* TASK STATEMENT *
The listing below begins with the first line you should copy; stop after the line containing "plt.rcParams['font.size'] = 13.5", and drop every picture.

Start of DATA EXCERPT

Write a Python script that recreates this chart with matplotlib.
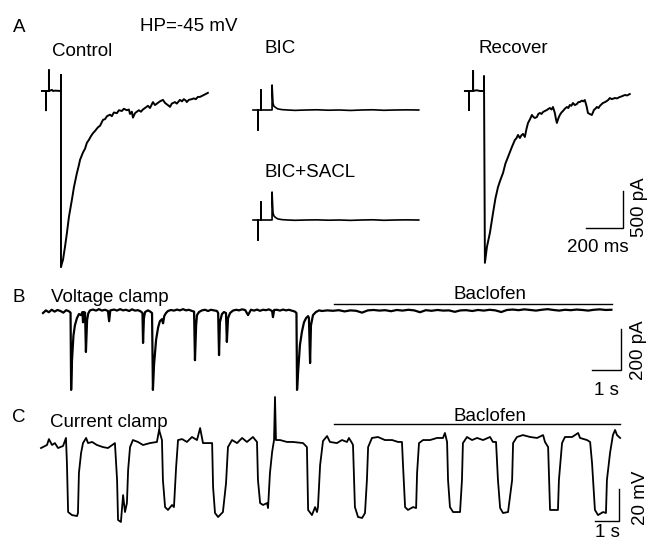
import numpy as np
import matplotlib
matplotlib.use('Agg')
import matplotlib.pyplot as plt

# Plot settings
plt.rcParams['font.family'] = 'Liberation Sans'
plt.rcParams['font.size'] = 13.5

# ---- Data ----
# A: evoked currents, time in ms from stimulus, current in pA
ctrl_ms = [-22, 0, 0, 0, 16, 16, 16, 27, 32, 38,
           49, 81, 81, 81, 86, 92, 103, 113, 124, 140,
           151, 167, 178, 184, 200, 211, 221, 232, 243, 254,
           265, 281, 292, 308, 319, 330, 346, 356, 367, 383,
           394, 410, 421, 437, 448, 454, 464, 470, 481, 491,
           502, 513, 524, 535, 551, 562, 578, 589, 605, 616,
           632, 643, 653, 664, 670, 680, 697, 707, 724, 735,
           745, 756, 761, 772, 788, 799, 810, 821, 832, 848,
           864, 875]
ctrl_pA = [0, 0, -260, 0, 0, 280, 0, 10, 15, 0,
           5, 0, 215, -2380, -2330, -2280, -2100, -1920, -1700, -1470,
           -1300, -1110, -1000, -930, -830, -780, -700, -660, -610, -570,
           -540, -490, -470, -390, -380, -340, -320, -340, -290, -300,
           -260, -270, -240, -260, -250, -310, -280, -360, -300, -280,
           -260, -280, -250, -230, -200, -230, -150, -190, -160, -140,
           -120, -160, -180, -200, -215, -170, -150, -170, -120, -140,
           -110, -130, -150, -120, -110, -100, -110, -80, -80, -60,
           -40, -25]

rec_ms = [-22, 0, 0, 0, 22, 22, 22, 40, 60, 81,
          81, 86, 97, 113, 130, 143, 157, 170, 184, 197,
          211, 222, 232, 248, 256, 265, 275, 283, 292, 302,
          310, 319, 330, 340, 348, 356, 367, 375, 383, 392,
          400, 410, 421, 430, 437, 446, 454, 464, 470, 475,
          483, 491, 500, 508, 518, 529, 537, 545, 553, 562,
          572, 583, 591, 599, 610, 618, 626, 635, 643, 652,
          664, 670, 675, 683, 691, 700, 707, 716, 724, 735,
          745, 753, 761, 772, 788, 800, 815, 828, 842, 855,
          869]
rec_pA = [0, 0, -256, 0, 0, 270, 0, 10, 0, 0,
          203, -2322, -2106, -1917, -1647, -1450, -1296, -1200, -1107, -980,
          -891, -820, -756, -662, -640, -594, -635, -600, -580, -621,
          -520, -432, -380, -324, -350, -365, -351, -310, -297, -310,
          -284, -270, -257, -240, -230, -250, -216, -297, -380, -432,
          -370, -324, -290, -270, -240, -216, -230, -189, -200, -162,
          -190, -176, -150, -149, -130, -140, -122, -200, -297, -310,
          -324, -290, -257, -240, -216, -230, -203, -180, -162, -150,
          -135, -120, -95, -110, -95, -100, -81, -70, -54, -60,
          -41]

bic_ms = [-27, 0, 0, 0, 16, 16, 16, 76, 76, 81,
          86, 92, 100, 108, 130, 160, 200, 260, 320, 380,
          440, 500, 560, 620, 680, 740, 800, 869]
bic_pA = [0, 0, -270, 0, 0, 270, 0, 0, 338, 95,
          50, 40, 25, 14, 5, 0, -5, 0, 3, -3,
          0, -6, 0, 3, -4, 0, 2, 0]
sacl_pA = [0, 0, -270, 0, 0, 243, 0, 0, 378, 100,
           55, 40, 25, 14, 5, 0, -4, 0, 2, -3,
           0, -5, 0, 3, -4, 0, 2, 0]

# B: voltage clamp, time in s, current in pA
vc_s = [0.0, 0.1, 0.2, 0.3, 0.4, 0.5, 0.6, 0.7, 0.8, 0.9,
        0.95, 0.97, 1.00, 1.05, 1.10, 1.17, 1.24, 1.31, 1.36, 1.38,
        1.41, 1.45, 1.48, 1.52, 1.56, 1.62, 1.72, 1.83, 1.93, 2.03,
        2.14, 2.24, 2.28, 2.32, 2.45, 2.55, 2.66, 2.76, 2.86, 2.97,
        3.07, 3.17, 3.28, 3.38, 3.43, 3.45, 3.48, 3.52, 3.62, 3.70,
        3.76, 3.79, 3.83, 3.90, 3.97, 4.03, 4.10, 4.14, 4.18, 4.24,
        4.31, 4.41, 4.52, 4.62, 4.72, 4.83, 4.93, 5.03, 5.14, 5.21,
        5.24, 5.28, 5.31, 5.38, 5.48, 5.59, 5.69, 5.79, 5.90, 6.00,
        6.04, 6.07, 6.10, 6.17, 6.24, 6.31, 6.34, 6.38, 6.45, 6.55,
        6.66, 6.76, 6.86, 6.97, 7.07, 7.17, 7.28, 7.38, 7.48, 7.59,
        7.69, 7.79, 7.90, 7.93, 7.97, 8.07, 8.17, 8.28, 8.38, 8.48,
        8.59, 8.69, 8.74, 8.76, 8.80, 8.86, 8.93, 9.00, 9.07, 9.14,
        9.17, 9.21, 9.24, 9.31, 9.41, 9.52, 9.62, 9.80, 10.0, 10.2,
        10.4, 10.6, 10.8, 11.0, 11.2, 11.4, 11.6, 11.8, 12.0, 12.2,
        12.4, 12.6, 12.8, 13.0, 13.2, 13.4, 13.6, 13.8, 14.0, 14.2,
        14.4, 14.6, 14.8, 15.0, 15.2, 15.4, 15.6, 15.8, 16.0, 16.2,
        16.4, 16.6, 16.8, 17.0, 17.2, 17.4, 17.6, 17.8, 18.0, 18.2,
        18.4, 18.6, 18.8, 19.0, 19.2, 19.4, 19.6]
vc_pA = [-10, 3, -6, 6, -3, 5, 0, -8, 4, -2,
         -8, -385, -240, -120, -70, -35, -15, -20, -5, -55,
         -5, -8, -200, -45, -12, 3, 7, 2, 9, 2,
         6, 0, -50, 3, 7, 2, 9, 3, 6, 0,
         8, 2, 4, -3, -10, -156, -35, -5, 3, -3,
         -10, -385, -260, -140, -80, -50, -40, -60, -25, -10,
         0, 5, 2, 7, 3, 9, 3, 6, 0, -3,
         -240, -70, -20, -5, 3, 6, 0, 6, 3, 0,
         -10, -215, -55, -15, -5, -10, -151, -35, -10, 2,
         6, 3, 8, 5, -20, 6, 2, 7, 1, 6,
         4, 8, 0, -30, 5, 6, 2, 7, 3, 6,
         1, -3, -10, -385, -290, -166, -100, -55, -35, -25,
         -34, -254, -70, -20, -5, 3, 0, 3, 1, 4,
         -2, 3, 1, -8, 3, 5, 2, 4, -1, 5,
         2, 6, 3, -6, 4, 1, 5, 2, 3, -4,
         3, 4, 0, 5, 2, 6, 3, -5, 5, 7,
         4, 8, 5, 2, 6, 9, 5, 2, 6, 4,
         7, 5, 2, 6, 8, 5, 6]

# C: current clamp, time in s, membrane potential in mV
cc_s = [0, 0.25, 0.33, 0.46, 0.58, 0.71, 0.92, 1.04, 1.08, 1.13,
        1.29, 1.50, 1.54, 1.58, 1.67, 1.75, 1.88, 1.96, 2.13, 2.33,
        2.58, 2.79, 3.08, 3.17, 3.21, 3.33, 3.42, 3.50, 3.58, 3.63,
        3.71, 3.83, 4.04, 4.25, 4.54, 4.83, 4.92, 5.04, 5.08, 5.17,
        5.29, 5.46, 5.54, 5.63, 5.71, 5.88, 6.08, 6.29, 6.50, 6.63,
        6.75, 7.13, 7.17, 7.25, 7.38, 7.58, 7.71, 7.79, 7.96, 8.17,
        8.38, 8.58, 8.83, 9.00, 9.04, 9.13, 9.25, 9.42, 9.46, 9.54,
        9.63, 9.71, 9.75, 9.79, 9.96, 10.25, 10.50, 10.92, 11.08, 11.13,
        11.29, 11.42, 11.50, 11.54, 11.63, 11.75, 11.92, 12.04, 12.33, 12.54,
        12.75, 12.83, 12.96, 13.00, 13.08, 13.21, 13.38, 13.50, 13.58, 13.63,
        13.79, 14.04, 14.33, 14.63, 14.88, 15.04, 15.08, 15.17, 15.29, 15.50,
        15.63, 15.67, 15.75, 15.92, 16.21, 16.50, 16.75, 16.83, 16.92, 16.96,
        17.04, 17.17, 17.46, 17.54, 17.58, 17.75, 17.96, 18.17, 18.42, 18.71,
        18.83, 18.96, 19.04, 19.13, 19.25, 19.46, 19.63, 19.67, 19.83, 20.08,
        20.38, 20.67, 20.92, 21.00, 21.13, 21.21, 21.33, 21.54, 21.58, 21.71,
        21.83, 22.13, 22.38, 22.46, 22.75, 22.88, 22.96, 23.08, 23.21, 23.42,
        23.54, 23.58, 23.71, 23.83, 23.92, 24.00, 24.13]
cc_mV = [-51.9, -50.0, -46.3, -50.0, -48.8, -51.9, -50.6, -45.6, -61.3, -91.9,
         -93.8, -94.4, -92.5, -67.5, -55.0, -48.8, -45.6, -48.8, -48.1, -50.0,
         -51.3, -51.9, -48.8, -71.9, -96.9, -98.1, -81.3, -91.9, -86.3, -65.6,
         -51.3, -46.9, -48.1, -50.0, -48.8, -48.1, -40.6, -46.9, -71.9, -88.8,
         -90.6, -87.5, -88.8, -63.8, -46.9, -46.3, -48.1, -45.0, -46.9, -39.4,
         -48.8, -48.8, -76.3, -92.5, -95.0, -91.9, -73.8, -51.3, -46.9, -48.8,
         -45.6, -48.1, -45.0, -48.1, -71.9, -86.3, -87.5, -86.3, -89.4, -67.5,
         -54.4, -46.9, -20.0, -46.9, -46.9, -48.1, -48.1, -48.8, -51.3, -90.6,
         -93.8, -88.8, -91.9, -88.8, -62.5, -47.5, -44.4, -48.1, -48.8, -46.9,
         -48.1, -45.6, -48.8, -50.0, -88.8, -95.0, -95.6, -92.5, -71.9, -51.3,
         -45.6, -45.0, -46.9, -46.9, -48.1, -48.1, -61.3, -88.8, -90.6, -88.8,
         -89.4, -67.5, -48.8, -46.9, -46.9, -45.6, -45.6, -42.5, -48.1, -71.9,
         -88.8, -91.9, -91.9, -71.9, -48.8, -45.0, -46.9, -45.6, -46.9, -45.0,
         -48.1, -48.1, -71.9, -89.4, -92.5, -91.9, -71.9, -48.8, -45.0, -43.8,
         -45.0, -45.6, -43.8, -48.1, -51.3, -90.6, -90.6, -90.6, -71.9, -48.8,
         -45.0, -45.0, -42.5, -45.6, -46.9, -48.1, -61.3, -90.6, -93.8, -91.9,
         -92.5, -71.9, -55.0, -43.8, -40.6, -43.8, -45.6]

# Baclofen application (start, end) in s
vc_baclofen = (10.03, 19.62)
cc_baclofen = (12.21, 24.13)

# ---- Figure ----
W, H = 649, 547
fig = plt.figure(figsize=(W / 100, H / 100), dpi=100)


def add_panel(left, top, width, height, x_a, y_a, sx, sy, x0=0.0, y0=0.0):
    """Axes placed in pixel units; pixel (x_a, y_a) shows data (x0, y0), sx/sy = units per px."""
    ax = fig.add_axes([left / W, 1 - (top + height) / H, width / W, height / H])
    ax.set_xlim(x0 + (left - x_a) * sx, x0 + (left + width - x_a) * sx)
    ax.set_ylim(y0 + (y_a - top - height) * sy, y0 + (y_a - top) * sy)
    ax.axis('off')
    return ax


def label(x, y, s, **kw):
    fig.text(x / W, 1 - y / H, s, **kw)


def scale_bar(ax, x0, y0, dx, dy):
    ax.plot([x0, x0 + dx, x0 + dx], [y0, y0, y0 + dy], color='black', lw=1.0,
            clip_on=False, solid_joinstyle='miter')


MS_PX = 200 / 37
PA_PX = 500 / 37

# Panel A
ax = add_panel(35, 60, 180, 215, 46, 91, MS_PX, PA_PX)
ax.plot(ctrl_ms, ctrl_pA, color='black', lw=1.4)

ax = add_panel(245, 75, 180, 65, 258, 110, MS_PX, PA_PX)
ax.plot(bic_ms, bic_pA, color='black', lw=1.2)

ax = add_panel(245, 185, 180, 65, 258, 220, MS_PX, PA_PX)
ax.plot(bic_ms, sacl_pA, color='black', lw=1.2)

ax = add_panel(455, 60, 194, 215, 469, 91, MS_PX, PA_PX)
ax.plot(rec_ms, rec_pA, color='black', lw=1.4)
scale_bar(ax, 632, -1850, 200, 500)

# Panel B
ax = add_panel(35, 295, 614, 100, 43, 311, 1 / 29, 200 / 41)
ax.plot(vc_s, vc_pA, color='black', lw=1.6)
ax.plot(vc_baclofen, [34, 34], color='black', lw=1.0)
scale_bar(ax, 18.93, -288, 1, 200)

# Panel C
ax = add_panel(35, 390, 614, 150, 41, 445, 1 / 24, 20 / 32, y0=-50)
ax.plot(cc_s, cc_mV, color='black', lw=1.3)
ax.plot(cc_baclofen, [-36.9, -36.9], color='black', lw=1.0)
scale_bar(ax, 23.08, -97.5, 1, 20)

# Labels
label(13, 32, 'A', va='baseline')
label(140, 31, 'HP=-45 mV', va='baseline')
label(52, 56, 'Control', va='baseline')
label(265, 53, 'BIC', va='baseline')
label(265, 177, 'BIC+SACL', va='baseline')
label(478, 53, 'Recover', va='baseline')
label(598, 252, '200 ms', ha='center', va='baseline')
label(644, 207, '500 pA', ha='center', va='baseline', rotation=90, rotation_mode='anchor')

label(13, 302, 'B', va='baseline')
label(51, 302, 'Voltage clamp', va='baseline')
label(490, 299, 'Baclofen', ha='center', va='baseline')
label(606, 395, '1 s', ha='center', va='baseline')
label(643, 350, '200 pA', ha='center', va='baseline', rotation=90, rotation_mode='anchor')

label(12, 422, 'C', va='baseline')
label(50, 427, 'Current clamp', va='baseline')
label(490, 421, 'Baclofen', ha='center', va='baseline')
label(607, 537, '1 s', ha='center', va='baseline')
label(645, 498, '20 mV', ha='center', va='baseline', rotation=90, rotation_mode='anchor')

fig.savefig('out.png', dpi=100)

End of DATA EXCERPT

* RESULT FOR THIS EXERCISE *
Write a Python script that recreates this chart with matplotlib.
import numpy as np
import matplotlib
matplotlib.use('Agg')
import matplotlib.pyplot as plt

# Plot settings
plt.rcParams['font.family'] = 'Liberation Sans'
plt.rcParams['font.size'] = 13.5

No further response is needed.